(Problem requirements): Starting at the line with "Recreate this image" and stopping at the line with "import * as", repeat each line exactly. Include both and omit the rest.

(Rows):
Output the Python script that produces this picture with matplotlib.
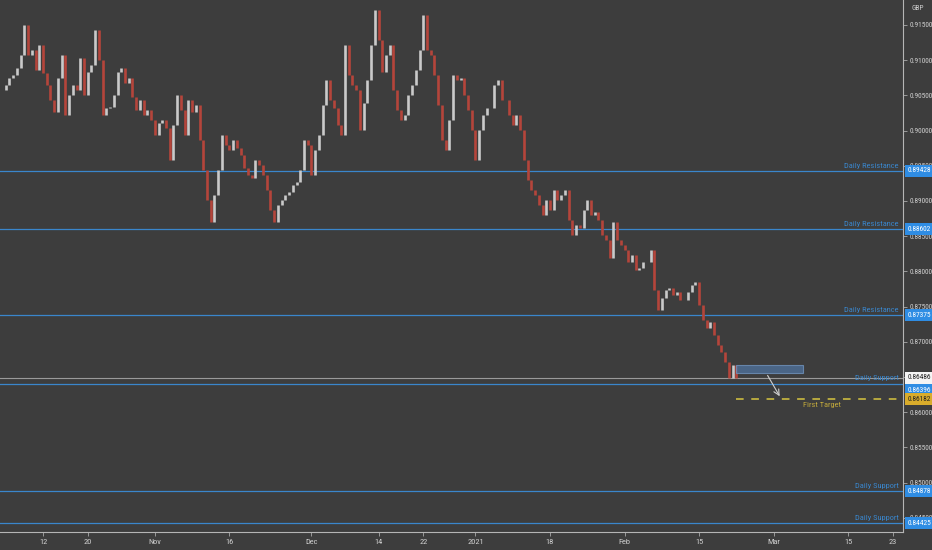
---
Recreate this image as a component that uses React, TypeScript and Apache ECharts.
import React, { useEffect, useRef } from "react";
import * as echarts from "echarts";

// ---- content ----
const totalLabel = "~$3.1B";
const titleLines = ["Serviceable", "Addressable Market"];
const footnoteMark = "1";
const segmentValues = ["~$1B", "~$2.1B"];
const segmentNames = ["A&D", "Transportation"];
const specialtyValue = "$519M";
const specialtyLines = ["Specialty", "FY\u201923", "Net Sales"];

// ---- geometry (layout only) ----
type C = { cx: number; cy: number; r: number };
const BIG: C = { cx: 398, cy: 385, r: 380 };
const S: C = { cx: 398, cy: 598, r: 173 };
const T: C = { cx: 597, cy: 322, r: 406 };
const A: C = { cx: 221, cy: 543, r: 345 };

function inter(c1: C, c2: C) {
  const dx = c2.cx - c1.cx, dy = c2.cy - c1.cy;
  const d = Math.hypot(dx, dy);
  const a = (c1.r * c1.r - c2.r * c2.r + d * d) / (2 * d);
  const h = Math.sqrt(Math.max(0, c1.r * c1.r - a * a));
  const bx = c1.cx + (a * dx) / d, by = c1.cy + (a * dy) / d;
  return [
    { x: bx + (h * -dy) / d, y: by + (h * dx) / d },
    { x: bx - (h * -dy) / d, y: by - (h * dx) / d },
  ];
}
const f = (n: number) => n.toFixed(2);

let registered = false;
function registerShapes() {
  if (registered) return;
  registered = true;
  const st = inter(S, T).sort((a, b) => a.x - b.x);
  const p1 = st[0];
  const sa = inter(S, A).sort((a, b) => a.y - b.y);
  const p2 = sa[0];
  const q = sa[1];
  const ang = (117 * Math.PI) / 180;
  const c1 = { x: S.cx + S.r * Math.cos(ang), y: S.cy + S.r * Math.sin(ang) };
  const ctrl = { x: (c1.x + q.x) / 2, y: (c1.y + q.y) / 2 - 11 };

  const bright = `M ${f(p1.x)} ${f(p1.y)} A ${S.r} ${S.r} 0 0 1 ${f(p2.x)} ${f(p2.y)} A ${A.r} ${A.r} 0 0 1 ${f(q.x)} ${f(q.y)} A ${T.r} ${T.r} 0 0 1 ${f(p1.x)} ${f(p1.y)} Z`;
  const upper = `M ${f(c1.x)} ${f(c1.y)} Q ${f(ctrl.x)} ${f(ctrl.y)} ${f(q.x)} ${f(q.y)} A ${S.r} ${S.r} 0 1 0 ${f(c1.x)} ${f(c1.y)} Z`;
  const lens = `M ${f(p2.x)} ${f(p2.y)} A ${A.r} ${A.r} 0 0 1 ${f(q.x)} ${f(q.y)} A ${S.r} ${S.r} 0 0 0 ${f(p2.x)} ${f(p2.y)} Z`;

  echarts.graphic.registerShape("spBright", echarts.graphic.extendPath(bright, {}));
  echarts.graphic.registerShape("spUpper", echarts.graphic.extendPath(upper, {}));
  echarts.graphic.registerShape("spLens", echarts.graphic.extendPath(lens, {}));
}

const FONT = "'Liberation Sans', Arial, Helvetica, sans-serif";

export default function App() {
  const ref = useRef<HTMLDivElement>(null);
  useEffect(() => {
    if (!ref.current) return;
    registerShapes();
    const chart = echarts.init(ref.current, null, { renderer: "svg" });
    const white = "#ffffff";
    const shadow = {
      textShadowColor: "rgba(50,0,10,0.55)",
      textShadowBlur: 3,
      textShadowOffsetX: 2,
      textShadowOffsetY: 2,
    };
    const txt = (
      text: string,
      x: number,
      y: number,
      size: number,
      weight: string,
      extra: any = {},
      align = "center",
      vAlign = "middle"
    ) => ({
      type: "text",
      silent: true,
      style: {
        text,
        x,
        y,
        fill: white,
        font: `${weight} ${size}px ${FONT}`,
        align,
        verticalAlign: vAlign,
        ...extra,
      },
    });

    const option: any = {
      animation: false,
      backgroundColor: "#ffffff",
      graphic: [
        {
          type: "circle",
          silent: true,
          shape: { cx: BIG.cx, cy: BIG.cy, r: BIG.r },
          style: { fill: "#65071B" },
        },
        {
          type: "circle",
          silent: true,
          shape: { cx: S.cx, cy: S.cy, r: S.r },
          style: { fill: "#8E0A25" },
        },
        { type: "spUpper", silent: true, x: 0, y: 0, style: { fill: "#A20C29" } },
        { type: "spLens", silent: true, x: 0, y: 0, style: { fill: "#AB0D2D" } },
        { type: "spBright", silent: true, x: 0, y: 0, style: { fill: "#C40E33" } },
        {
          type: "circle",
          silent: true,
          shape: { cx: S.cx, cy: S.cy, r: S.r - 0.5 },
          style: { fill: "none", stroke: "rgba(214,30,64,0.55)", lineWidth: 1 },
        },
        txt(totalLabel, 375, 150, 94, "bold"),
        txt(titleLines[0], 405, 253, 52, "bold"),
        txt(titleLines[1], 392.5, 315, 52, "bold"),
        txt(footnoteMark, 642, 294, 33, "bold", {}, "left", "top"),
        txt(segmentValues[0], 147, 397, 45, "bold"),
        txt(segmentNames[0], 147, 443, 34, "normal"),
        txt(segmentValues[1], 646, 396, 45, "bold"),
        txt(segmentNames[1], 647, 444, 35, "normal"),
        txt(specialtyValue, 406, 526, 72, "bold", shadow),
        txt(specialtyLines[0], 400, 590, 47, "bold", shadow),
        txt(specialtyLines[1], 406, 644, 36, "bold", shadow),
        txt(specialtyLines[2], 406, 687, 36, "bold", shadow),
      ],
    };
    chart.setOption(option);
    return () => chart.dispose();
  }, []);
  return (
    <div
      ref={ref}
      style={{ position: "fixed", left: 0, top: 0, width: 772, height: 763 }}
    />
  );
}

(The output):
Recreate this image as a component that uses React, TypeScript and Apache ECharts.
import React, { useEffect, useRef } from "react";
import * as echarts from "echarts";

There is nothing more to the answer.